People with ADHD often live in a very specific dichotomy–times when they feel like they can do everything and times when society makes them feel like they are incapable of anything.
The latter part of this split is even more difficult for those with ADHD because they often experience rejection sensitivity. Known for feeling emotions on a much deeper level, people with ADHD really struggle on those days when nothing is going right. For some, this can lead to anxiety, depression, and even trouble in relationships.
Critical Systems and Creative Outcomes
Life with ADHD can be bold and vibrant, thrilling and engaging. It can also be very frustrating, and when you have ADHD, filtering out negative emotions does not come easy. When you hear someone say they are struggling with their ADHD, it often comes down to one thing–executive functioning.
Executive functioning explains the processes in our minds that allow us to control our thoughts and behaviors. Executive dysfunction, which is a core element of ADHD, is defined as issues that arise with the cognitive process, ultimately impacting thoughts, behaviors, and emotions. Of course, the reality is a little more human in nature and a little less clinical.
When people experience executive dysfunction, they can end up with a wide range of outcomes.
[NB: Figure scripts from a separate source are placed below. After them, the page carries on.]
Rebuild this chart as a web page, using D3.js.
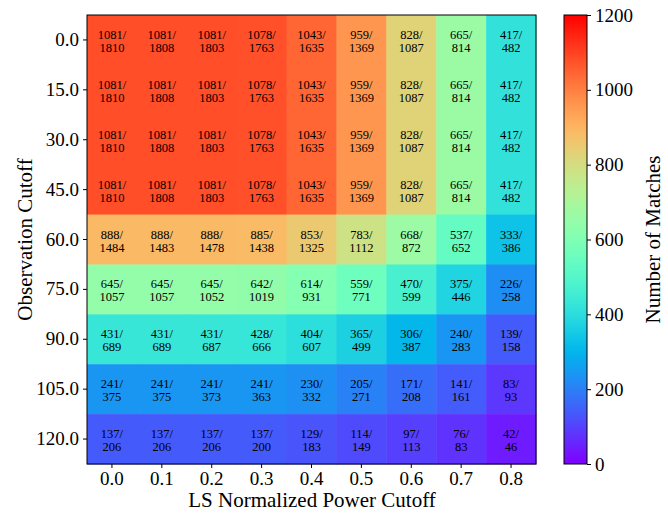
<!DOCTYPE html>
<html>
<head>
<meta charset="utf-8">
<script src="https://cdn.jsdelivr.net/npm/d3@7"></script>
<style>
  body { margin: 0; background: #fff; }
  svg text { font-family: "Liberation Serif", "DejaVu Serif", serif; fill: #000; }
</style>
</head>
<body>
<script>
// LS cutoffs (columns) and observation cutoffs (rows)
const lsCutoffs = ["0.0", "0.1", "0.2", "0.3", "0.4", "0.5", "0.6", "0.7", "0.8"];
const obsCutoffs = ["0.0", "15.0", "30.0", "45.0", "60.0", "75.0", "90.0", "105.0", "120.0"];

// matches / total, one array per row
const matches = [
    [1081, 1081, 1081, 1078, 1043, 959, 828, 665, 417],
    [1081, 1081, 1081, 1078, 1043, 959, 828, 665, 417],
    [1081, 1081, 1081, 1078, 1043, 959, 828, 665, 417],
    [1081, 1081, 1081, 1078, 1043, 959, 828, 665, 417],
    [888, 888, 888, 885, 853, 783, 668, 537, 333],
    [645, 645, 645, 642, 614, 559, 470, 375, 226],
    [431, 431, 431, 428, 404, 365, 306, 240, 139],
    [241, 241, 241, 241, 230, 205, 171, 141, 83],
    [137, 137, 137, 137, 129, 114, 97, 76, 42]
];
const totals = [
    [1810, 1808, 1803, 1763, 1635, 1369, 1087, 814, 482],
    [1810, 1808, 1803, 1763, 1635, 1369, 1087, 814, 482],
    [1810, 1808, 1803, 1763, 1635, 1369, 1087, 814, 482],
    [1810, 1808, 1803, 1763, 1635, 1369, 1087, 814, 482],
    [1484, 1483, 1478, 1438, 1325, 1112, 872, 652, 386],
    [1057, 1057, 1052, 1019, 931, 771, 599, 446, 258],
    [689, 689, 687, 666, 607, 499, 387, 283, 158],
    [375, 375, 373, 363, 332, 271, 208, 161, 93],
    [206, 206, 206, 200, 183, 149, 113, 83, 46]
];
const colorTicks = [0, 200, 400, 600, 800, 1000, 1200];

// matplotlib "rainbow"
function rainbow(t) {
    const r = Math.min(1, Math.abs(2 * t - 0.5));
    const g = Math.sin(Math.PI * t);
    const b = Math.cos(Math.PI * t / 2);
    return d3.rgb(r * 255, g * 255, b * 255).formatHex();
}

const W = 668, H = 514;
const plotLeft = 87, plotTop = 15, size = 449;
const serif = "'Liberation Serif', 'DejaVu Serif', serif";

const svg = d3.select("body").append("svg")
    .attr("width", W)
    .attr("height", H);

const x = d3.scaleBand().domain(lsCutoffs).range([plotLeft, plotLeft + size]);
const y = d3.scaleBand().domain(obsCutoffs).range([plotTop, plotTop + size]);
const colorNorm = d3.scaleLinear().domain([0, 1200]).range([0, 1]).clamp(true);

const cells = [];
obsCutoffs.forEach((o, i) => {
    lsCutoffs.forEach((l, j) => {
        cells.push({ obs: o, ls: l, m: matches[i][j], t: totals[i][j] });
    });
});

svg.append("g").selectAll("rect")
    .data(cells)
    .enter()
    .append("rect")
        .attr("x", d => x(d.ls))
        .attr("y", d => y(d.obs))
        .attr("width", x.bandwidth() + 0.5)
        .attr("height", y.bandwidth() + 0.5)
        .attr("fill", d => rainbow(colorNorm(d.m)));

const labels = svg.append("g").selectAll("text")
    .data(cells)
    .enter()
    .append("text")
        .attr("text-anchor", "middle")
        .style("font-size", "12.5px");
labels.append("tspan")
    .attr("x", d => x(d.ls) + x.bandwidth() / 2)
    .attr("y", d => y(d.obs) + y.bandwidth() / 2 - 1)
    .text(d => d.m + "/");
labels.append("tspan")
    .attr("x", d => x(d.ls) + x.bandwidth() / 2)
    .attr("y", d => y(d.obs) + y.bandwidth() / 2 + 12)
    .text(d => d.t);

// frame
svg.append("rect")
    .attr("x", plotLeft).attr("y", plotTop)
    .attr("width", size).attr("height", size)
    .attr("fill", "none").attr("stroke", "#000").attr("stroke-width", 1);

const xAxis = svg.append("g")
    .attr("transform", "translate(0," + (plotTop + size) + ")")
    .call(d3.axisBottom(x).tickSize(4).tickPadding(4));
const yAxis = svg.append("g")
    .attr("transform", "translate(" + plotLeft + ",0)")
    .call(d3.axisLeft(y).tickSize(4).tickPadding(4));
[xAxis, yAxis].forEach(a => {
    a.attr("font-family", null);
    a.select(".domain").remove();
    a.selectAll("text").style("font-size", "19px").style("font-family", serif);
});

svg.append("text")
    .attr("x", 312)
    .attr("y", 507)
    .attr("text-anchor", "middle")
    .style("font-size", "21px")
    .text("LS Normalized Power Cutoff");

svg.append("text")
    .attr("transform", "translate(32," + (plotTop + size / 2) + ") rotate(-90)")
    .attr("text-anchor", "middle")
    .style("font-size", "21px")
    .text("Observation Cutoff");

// colorbar
const cbLeft = 564, cbW = 23;
const cy = d3.scaleLinear().domain([0, 1200]).range([plotTop + size, plotTop]);
const defs = svg.append("defs");
const grad = defs.append("linearGradient")
    .attr("id", "cbgrad")
    .attr("x1", 0).attr("y1", 1).attr("x2", 0).attr("y2", 0);
d3.range(0, 1.0001, 0.02).forEach(t => {
    grad.append("stop").attr("offset", t).attr("stop-color", rainbow(t));
});
svg.append("rect")
    .attr("x", cbLeft).attr("y", plotTop)
    .attr("width", cbW).attr("height", size)
    .attr("fill", "url(#cbgrad)")
    .attr("stroke", "#000").attr("stroke-width", 1);

const cAxis = svg.append("g")
    .attr("transform", "translate(" + (cbLeft + cbW) + ",0)")
    .call(d3.axisRight(cy).tickValues(colorTicks).tickFormat(d3.format("d")).tickSize(4).tickPadding(4));
cAxis.attr("font-family", null);
cAxis.select(".domain").remove();
cAxis.selectAll("text").style("font-size", "19px").style("font-family", serif);

svg.append("text")
    .attr("transform", "translate(660," + (plotTop + size / 2) + ") rotate(-90)")
    .attr("text-anchor", "middle")
    .style("font-size", "21px")
    .text("Number of Matches");
</script>
</body>
</html>
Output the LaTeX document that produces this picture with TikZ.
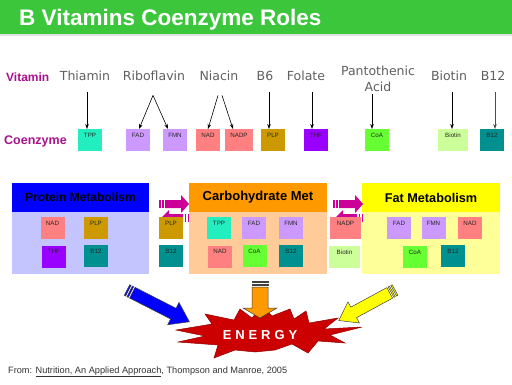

From struggling to do chores or meet deadlines to losing important items or being forgetful about eating or cleaning, it can impact people with ADHD differently depending on the person or the day.
Endless thoughts that are all racing to the front of your mind are a big part of this. You may find your mind naturally jumping from one idea to the next with little control, and this can make it very easy to get distracted and lose focus. When this happens, it is difficult to accomplish tasks driven by executive functioning.
Experiences as Unique as the Minds Behind Them
A large part of what previously made diagnosing ADHD so difficult is the reality that no two people with ADHD are truly alike. Every single mind is unique, and the ways that ADHD manifests can be as unique as the people themselves.
The way that ADHD presents itself can differ based on the individual, their habits, their environment, their gender or identity, and many other considerations too. This is highly at odds with media representation, which tends to show people with ADHD as energetic, outspoken, and forgetful. Can these be indicative of someone with ADHD? Absolutely–but it does not show the full picture.
There are some shared experiences that make it much easier for people to recognize ADHD in themselves and other people. Sensitivities, preferences, and habits can all be a point of connection for the ADHD community. It does not mean that you will automatically check every box that another person does. However, there is a sense of community that comes with it and a growing sense of understanding too!
Learning to Navigate Life With ADHD
The way that your mind operates can influence everything that you do. It impacts our relationships, our habits, our work, and our school performance. Above all else, it can influence our perception of ourselves. Taking care of your brain and getting the support you need can have a large, positive impact.
Modern therapy and medication can offer incredible levels of support for helping people with ADHD to better understand themselves and navigate any challenges. With therapy, you can feel more in control of your behavior and address any symptoms associated with depression and anxiety too.
A diagnosis is the first step to better understanding your mind and what is going on behind the scenes. If the team in your mind that is responsible for filtering out distractions is understaffed, a little extra support can go a long way!
If you have been struggling with ADHD, it is time to believe that things can be better and seek help. Working with a licensed therapist is an excellent place to start, and it can empower you to work with your ADHD, not against it.